SHORT TASK -
Return all lines from the listing below in which the string "this" occurs.

Source code of charts:
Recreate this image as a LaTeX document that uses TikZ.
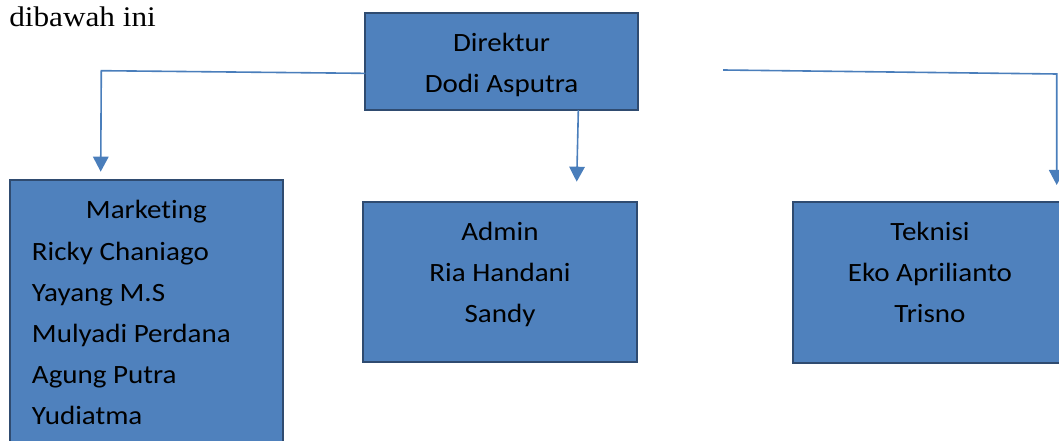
\documentclass[tikz,border=0pt]{standalone}
\usepackage{fontspec}
\setmainfont{Carlito}[FakeStretch=1.1, Ligatures=NoCommon]
\newfontfamily\serifrm{Liberation Serif}[FakeStretch=1.1]
\usetikzlibrary{arrows.meta,calc}
\definecolor{boxfill}{HTML}{4F81BD}
\definecolor{boxline}{HTML}{2F4B70}
\definecolor{conncol}{HTML}{4A7EBB}
\begin{document}
\begin{tikzpicture}[x=0.75pt,y=-0.75pt,
  orgbox/.style={draw=boxline, fill=boxfill, line width=1.5pt, inner sep=0pt, outer sep=0pt},
  orgtext/.style={font=\fontsize{19.8}{30.75}\selectfont, text=black, inner sep=0pt, align=center, anchor=base},
  conn/.style={draw=conncol, line width=1.2pt, -{Triangle[width=11.6pt,length=11.25pt]}}]
\useasboundingbox (0,0) rectangle (1059,441);
\clip (0,0) rectangle (1059,441);
% intro text
\node[font=\serifrm\fontsize{21.3}{26}\selectfont, inner sep=0pt, anchor=base west] (intro) at (9,26.7) {dibawah ini};
% boxes
\node[orgbox, minimum width=204.75pt, minimum height=73pt] (dir) at (501.8,61.35) {};
\node[orgbox, minimum width=204.5pt, minimum height=217.5pt] (mkt) at (146.35,325) {};
\node[orgbox, minimum width=205pt, minimum height=120.45pt] (adm) at (500,282) {};
\node[orgbox, minimum width=205.5pt, minimum height=120.75pt] (tek) at (930,282.5) {};
% texts (base anchor = baseline of the last line)
\node[orgtext] (dirtext) at (501.5,92.7) {Direktur\\Dodi Asputra};
\node[orgtext] (mkttitle) at (146.3,218.3) {Marketing};
\node[orgtext, align=left, anchor=base west] (mktnames) at (31.7,424) {Ricky Chaniago\\Yayang M.S\\Mulyadi Perdana\\Agung Putra\\Yudiatma};
\node[orgtext] (admtext) at (500,322.7) {Admin\\Ria Handani\\Sandy};
\node[orgtext] (tektext) at (930,323) {Teknisi\\Eko Aprilianto\\Trisno};
% connectors
\coordinate (lbend) at (101.3,70.7);
\coordinate (ltip) at (100.7,171.7);
\draw[conn] ([yshift=-9pt]dir.west) -- (lbend) -- (ltip);
\coordinate (mtip) at (576.7,181.7);
\draw[conn] ([xshift=57.4pt]dir.south) -- (mtip);
\coordinate (rstart) at (723,70);
\coordinate (rbend) at (1056.7,74);
\coordinate (rtip) at (1056.7,185);
\draw[conn] (rstart) -- (rbend) -- (rtip);
\end{tikzpicture}
\end{document}
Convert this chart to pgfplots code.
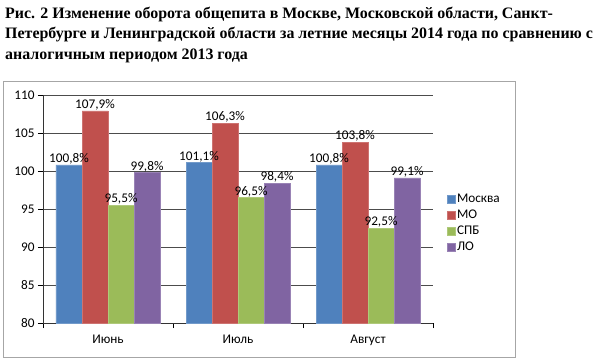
\documentclass[border=0pt]{standalone}
\usepackage{pgfplots}
\pgfplotsset{compat=1.18}
\usepackage{fontspec}
\setmainfont{Carlito}
\newfontfamily\titlefont{Liberation Serif}
\definecolor{mblue}{HTML}{4F81BD}
\definecolor{mred}{HTML}{C0504D}
\definecolor{mgreen}{HTML}{9BBB59}
\definecolor{mpurple}{HTML}{8064A2}
\begin{document}
\begin{tikzpicture}
\path[use as bounding box] (0bp,0bp) rectangle (603bp,-361bp);
\draw[black!35, line width=0.8bp] (3bp,-81bp) rectangle (515bp,-357bp);
\tikzset{ttl/.style={anchor=base west, inner sep=0pt,
      font=\titlefont\bfseries\fontsize{16}{20}\selectfont}}
\node[ttl] at (5bp,-18bp) {Рис. 2 Изменение оборота общепита в Москве, Московской области, Санкт-};
\node[ttl] at (5bp,-38.5bp) {Петербурге и Ленинградской области за летние месяцы 2014 года по сравнению с};
\node[ttl] at (5bp,-59bp) {аналогичным периодом 2013 года};
\begin{axis}[
  at={(43bp,-323bp)}, anchor=south west,
  scale only axis, width=390bp, height=228bp,
  ybar=0pt, bar width=26bp,
  xmin=-0.5, xmax=2.5, ymin=80, ymax=110,
  axis x line=bottom, axis y line=left,
  axis line style={-, black!80, line width=0.8bp},
  xtick={0,1,2}, xticklabels={Июнь,Июль,Август},
  minor xtick={-0.5,0.5,1.5,2.5},
  major x tick style={draw=none},
  minor x tick style={black, line width=0.8bp},
  minor tick length=5bp,
  ytick={80,85,...,110},
  y tick style={black, line width=0.8bp},
  major tick length=5bp,
  tick align=outside,
  ymajorgrids, major grid style={black!70, line width=0.8bp},
  ticklabel style={font=\fontsize{13.3}{15}\selectfont},
  /pgf/number format/assume math mode=true,
  xticklabel style={yshift=-3bp},
  nodes near coords={\pgfmathprintnumber[use comma,fixed,fixed zerofill,precision=1]{\pgfplotspointmeta}\%},
  every node near coord/.append style={font=\fontsize{13.3}{15}\selectfont, inner sep=0.5bp, black},
  legend style={at={(1.028,0.584)}, anchor=north west, draw=none, fill=none,
    font=\fontsize{13.3}{15}\selectfont, row sep=2bp,
    nodes={inner xsep=1.5bp}},
  legend cell align=left,
  legend image code/.code={\fill[#1] (0bp,-4bp) rectangle (8bp,4bp);},
]
\addplot[fill=mblue, draw=mblue!80!white] coordinates {(0,100.8) (1,101.1) (2,100.8)};
\addplot[fill=mred, draw=mred!80!white] coordinates {(0,107.9) (1,106.3) (2,103.8)};
\addplot[fill=mgreen, draw=mgreen!80!white] coordinates {(0,95.5) (1,96.5) (2,92.5)};
\addplot[fill=mpurple, draw=mpurple!80!white] coordinates {(0,99.8) (1,98.4) (2,99.1)};
\legend{Москва,МО,СПБ,ЛО}
\end{axis}
\end{tikzpicture}
\end{document}
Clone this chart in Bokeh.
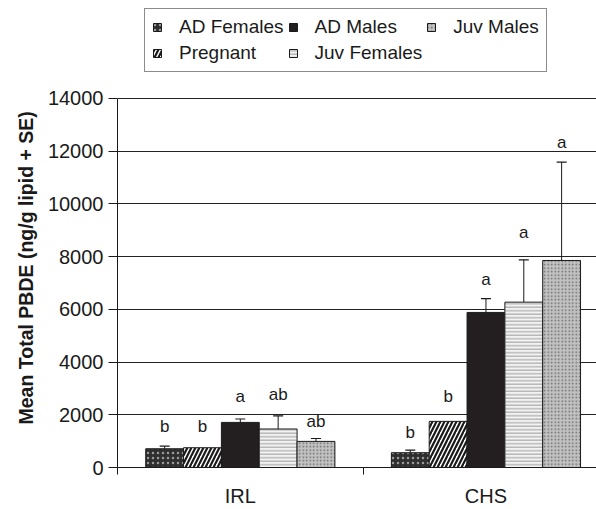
from bokeh.plotting import figure
from bokeh.models import (Range1d, FixedTicker, Legend, LegendItem, Title,
                          ColumnDataSource, Whisker, TeeHead, BasicTickFormatter)
from bokeh.embed import file_html
from bokeh.resources import INLINE
from bokeh.core.properties import value

# ---- data ----
sites = ["IRL", "CHS"]
groups = ["AD Females", "Pregnant", "AD Males", "Juv Females", "Juv Males"]
mean_ad_females = [710, 560]
mean_pregnant = [750, 1750]
mean_ad_males = [1710, 5880]
mean_juv_females = [1460, 6270]
mean_juv_males = [990, 7850]
se_top_ad_females = [810, 660]
se_top_pregnant = [None, None]
se_top_ad_males = [1840, 6400]
se_top_juv_females = [1960, 7870]
se_top_juv_males = [1100, 11580]
letters_irl = ["b", "b", "a", "ab", "ab"]
letters_chs = ["b", "b", "a", "a", "a"]
letter_y_irl = [1560, 1560, 2710, 2770, 1760]
letter_y_chs = [1320, 2710, 7120, 8910, 12310]
y_ticks = [0, 2000, 4000, 6000, 8000, 10000, 12000, 14000]
y_title = "Mean Total PBDE (ng/g lipid + SE)"

means = [mean_ad_females, mean_pregnant, mean_ad_males, mean_juv_females, mean_juv_males]
tops = [se_top_ad_females, se_top_pregnant, se_top_ad_males, se_top_juv_females, se_top_juv_males]

FONT = "Liberation Sans"
bar_w = 0.154
centers = [i + 0.5 for i in range(len(sites))]
y_max = y_ticks[-1]
# frame reaches the top of the canvas (room for the legend); axis max sits 98px below
y_view_end = y_max * 468.0 / 370.0

styles = [
    dict(fill_color="#2e2e2e", hatch_pattern=".", hatch_color="#9a9a9a", hatch_scale=5, hatch_weight=1.5),
    dict(fill_color="white", hatch_pattern="/", hatch_color="#1a1a1a", hatch_scale=8, hatch_weight=2.2),
    dict(fill_color="#231f20"),
    dict(fill_color="#f2f2f2", hatch_pattern="-", hatch_color="#b4b4b4", hatch_scale=3.5, hatch_weight=1.4),
    dict(fill_color="#c2c2c2", hatch_pattern=".", hatch_color="#6a6a6a", hatch_scale=3.5, hatch_weight=1.3),
]

p = figure(width=596, height=509, output_backend="svg", toolbar_location=None,
           x_range=Range1d(0, 1.95), y_range=Range1d(0, y_view_end),
           min_border_left=117, min_border_top=0, min_border_bottom=41, min_border_right=0)
p.outline_line_color = None
p.background_fill_color = "white"
p.border_fill_color = "white"

renderers = []
for gi, g in enumerate(groups):
    xs = [c + (gi - 2) * bar_w for c in centers]
    src = ColumnDataSource(dict(x=xs, top=means[gi]))
    r = p.vbar(x="x", top="top", width=bar_w, bottom=0, source=src,
               line_color="#1a1a1a", line_width=1, **styles[gi])
    renderers.append(r)
    if tops[gi][0] is not None:
        wsrc = ColumnDataSource(dict(x=xs, lower=means[gi], upper=tops[gi]))
        w = Whisker(base="x", lower="lower", upper="upper", source=wsrc, dimension="height",
                    line_color="#1a1a1a", line_width=1,
                    upper_head=TeeHead(size=10, line_color="#1a1a1a", line_width=1.2),
                    lower_head=None)
        p.add_layout(w)

# significance letters
lx, ly, lt = [], [], []
for si, (letters, ys) in enumerate([(letters_irl, letter_y_irl), (letters_chs, letter_y_chs)]):
    for gi in range(len(groups)):
        lx.append(centers[si] + (gi - 2) * bar_w)
        ly.append(ys[gi])
        lt.append(letters[gi])
p.text(x=lx, y=ly, text=lt, text_align="center", text_baseline="middle",
       text_font=value(FONT), text_font_size="17px", text_color="#1a1a1a")

# grid
p.xgrid.visible = False
p.ygrid.ticker = FixedTicker(ticks=y_ticks)
p.ygrid.grid_line_color = "#222222"
p.ygrid.grid_line_width = 1

# y axis
p.yaxis.bounds = (0, y_max)
p.yaxis.ticker = FixedTicker(ticks=y_ticks)
p.yaxis.formatter = BasicTickFormatter(use_scientific=False)
p.yaxis.major_label_text_font = FONT
p.yaxis.major_label_text_font_size = "20px"
p.yaxis.major_label_text_color = "#1a1a1a"
p.yaxis.major_label_standoff = 5
p.yaxis.major_tick_out = 9
p.yaxis.major_tick_in = 0
p.yaxis.minor_tick_line_color = None
p.yaxis.axis_line_color = "#1a1a1a"
p.yaxis.major_tick_line_color = "#1a1a1a"

# y-axis title as a left-side title (so it can sit on the 0-14000 span)
ytitle = Title(text=y_title, align="left", offset=43, standoff=16,
               text_font=FONT, text_font_style="bold", text_font_size="19.5px",
               text_color="#1a1a1a")
p.add_layout(ytitle, "left")

# x axis
p.xaxis.ticker = FixedTicker(ticks=centers, minor_ticks=[0, 1, 2])
p.xaxis.major_label_overrides = {c: s for c, s in zip(centers, sites)}
p.xaxis.major_tick_line_color = None
p.xaxis.major_tick_out = 0
p.xaxis.major_tick_in = 0
p.xaxis.minor_tick_out = 7
p.xaxis.minor_tick_in = 0
p.xaxis.minor_tick_line_color = "#1a1a1a"
p.xaxis.axis_line_color = "#1a1a1a"
p.xaxis.major_label_text_font = FONT
p.xaxis.major_label_text_font_size = "20px"
p.xaxis.major_label_text_color = "#1a1a1a"
p.xaxis.major_label_standoff = 10

# legend
order = [0, 2, 4, 1, 3]
items = [LegendItem(label=groups[i], renderers=[renderers[i]]) for i in order]
legend = Legend(items=items, location=(27, 395), orientation="horizontal", ncols=3,
                glyph_width=10, glyph_height=10, label_height=20, label_standoff=17, spacing=4,
                padding=7, margin=0,
                label_text_font=FONT, label_text_font_size="19px", label_text_color="#1a1a1a",
                border_line_color="#1a1a1a", border_line_width=1,
                background_fill_color="white", background_fill_alpha=1)
p.add_layout(legend, "center")

open("out.html", "w").write(file_html(p, INLINE))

EXERCISE RESPONSE -
Recreate this image as a LaTeX document that uses TikZ.
Convert this chart to pgfplots code.
Clone this chart in Bokeh.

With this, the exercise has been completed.